HOUSTON (Reuters) – Members of Venezuela’s political opposition and the boards that supervise state-owned refiner Citgo Petroleum have met U.S. officials and lawmakers in recent days in a new effort to pause a court-ordered auction of shares to pay creditors, people close to the talks said.
A second bidding round for shares in Citgo’s parent company PDV Holding is expected to close on Tuesday, the final step in a years-long process expected to result in a change of ownership of the seventh-largest U.S. refiner.
WHY IT’S IMPORTANT
A total of 18 creditors including ConocoPhillips, Koch Industries and miners Crystallex, Rusoro and Gold Reserve, aim to cash up to $21.3 billion in claims.

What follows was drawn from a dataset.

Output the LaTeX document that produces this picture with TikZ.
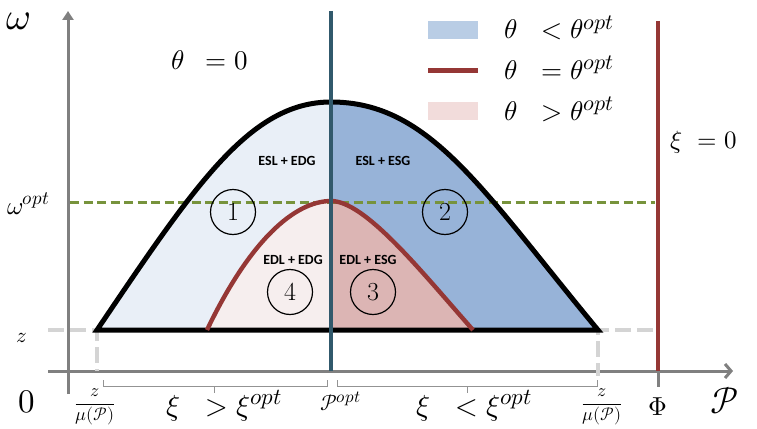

But the highest offer in the first bidding round did not reach $8 billion, prompting Citgo’s supervisory boards to protest and present an alternative payment option.
If successful, the talks could result in a change of U.S. policy guidance issued by the Biden administration, which last year gave a green light to the U.S. District Court in Delaware to move forward with the auction.
Citgo and its supervisory boards did not immediately respond to requests for comment.
WHAT’S NEXT
The Venezuela representatives want a pause in the court process at least until results are known from the Venezuelan presidential election in July.
BY THE NUMBERS
Citgo has plants in Louisiana, Illinois and Texas that can jointly process 807,000 barrels per day of oil. In the last two years, the company has generated $4.8 billion in combined net earnings.